Thursday, 25 de April de 2024 ISSN 1519-7670 - Ano 24 - nº 1284

Twitter doesn’t have to hire journalists to be a powerful media competitor

 

Twitter says it doesn’t have any interest in hiring reporters or performing other journalistic functions — but regardless of whether it does so, it is still a powerful media entity and one that grows stronger by the day.

When Twitter recently posted a job listing for a “head of news and journalism,” it sparked a rash of posts and commentary about how the company was becoming a media entity — until Twitter staffer Mark Luckie tossed cold water on that idea with an interview in which he poo-poohed the notion that Twitter had any plans to be a media company. But Luckie’s response misses the point completely, which is that in every way that really matters, Twitter already is a powerful media entity. Depending on how you see the future of media, that is both good and bad.

There’s no question that some of the reaction to the company’s job posting has strained the bounds of credulity: media gadfly and failed media entrepreneur Michael Wolff, for example, wrote about how the person who became Twitter’s head of news and journalism would have a job “more important than Jeff Zucker’s at CNN,” one that would be like “running a network news division in the 1970s or 80s, the biggest job that there has ever been in news.”

“Given the choice between being the executive editor of the New York Times or being the first Twitter news chief, you’d be well advised to think twice.”

Twitter says it isn’t a media operation

Wolff’s description is more than a little hyperbolic — but at the same time, not entirely untrue. Emily Bell, head of the Tow Center at Columbia University and former head of digital operations at The Guardian, described Twitter recently as “the most significant invention for journalism since the telephone,” and her opinion is shared by many in the media and outside it. For all its flaws, the service that started as a simple messaging app with a weird name has become a critical piece of the real-time information and journalistic infrastructure.

In his interview with PBS MediaShift, Luckie — who got his start doing social media for the Washington Post and was hired by Twitter last year to be part of their growing media-outreach team — downplayed the company’s media ambitions, saying the service wants to be a partner for media companies, and has no intentions of hiring reporters or editors, creating content or doing any of the other things that traditional media entities typically do.

“Twitter doesn’t have ambitions to be a news operation. Because Twitter is so central to what a lot of newsrooms are doing, naturally there’s a lot of hype around this position. No, Twitter has no editorial team. We’re not out there curating news, or saying, “here’s the source that you have to go to.” We’re not writing stories. We’re simply providing a platform for other people to do so.”

But I think Luckie’s response — while perhaps being technically true — misses the much larger point about what we mean when we say “digital-media entity,” and the increasingly powerful role that Twitter and other tools and services are playing in that ecosystem. In a nutshell, much of the power that used to reside with the creators of content has been moving to those who have platforms to disseminate it.
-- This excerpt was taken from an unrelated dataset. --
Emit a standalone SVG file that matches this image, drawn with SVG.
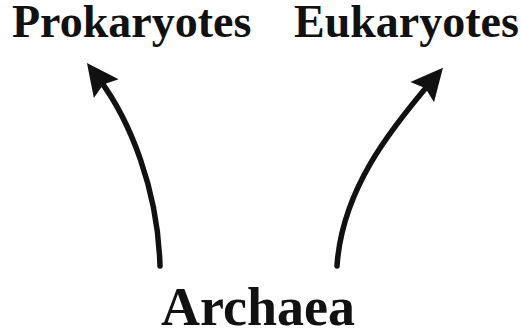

Where does the power lie in media?

The reality is that hiring journalists and creating content, as valuable as those things are (and I would like to stipulate that they are hugely valuable, before any traditional media fans get out the tar and feathers) is only part of what constitutes a media entity in the digital age. The other factor that is almost as valuable — and perhaps even more so, depending on your perspective — is the ability to aggregate, filter, distribute and monetize that content.

For a long time, traditional media entities like newspapers and TV networks owned both of these aspects of the media ecosystem, but that is no longer the case. Now, the most powerful platforms for distributing — and potentially monetizing — journalism and other kinds of content are not made of paper or TV tubes or coaxial cable, and they are not owned by family-run media conglomerates. They are companies like Twitter and YouTube and Facebook.

It’s true that Twitter in particular has focused on selling itself as a partner for media companies, rather than a competitor, which is one of the reasons why CEO Dick Costolo has tried hard to resist any attempt to paint the service as a media entity. Instead — as with Luckie’s interview — the company would much rather describe how it works hand-in-hand with media outlets, the benefits that accrue from having a strong Twitter presence, etc.

Twitter is a partner, but also a competitor

At the same time, however, blog pioneer and digital-media entrepreneur Dave Winer has a point when he repeatedly warns media companies that Twitter is not their friend: in a very real sense, as I’ve tried to argue before, Twitter has built a powerful media company without having to create any of its own content — and every TV network “crawl” that features tweets, and every newspaper story that mentions a reporter’s Twitter handle subtly reinforces that position.

Even the use of Twitter Cards or “expanded tweets” is what I’ve described as a double-edged sword for media companies: it promotes their content, but it also shows an excerpt that might be enough to satisfy many readers — in exactly the same way that Google does with Google News, something that many media companies have criticized and even required payment for.

I am in full agreement with Emily Bell and others who say Twitter is one of the best tools for journalism and media that we have ever seen, and there is no question that it has changed the media environment for the better in a whole range of ways. But let’s not kid ourselves about whether it is a media company or not — it obviously is, in almost all of the ways that really matter, and other media players need to be as clear-eyed about that as possible.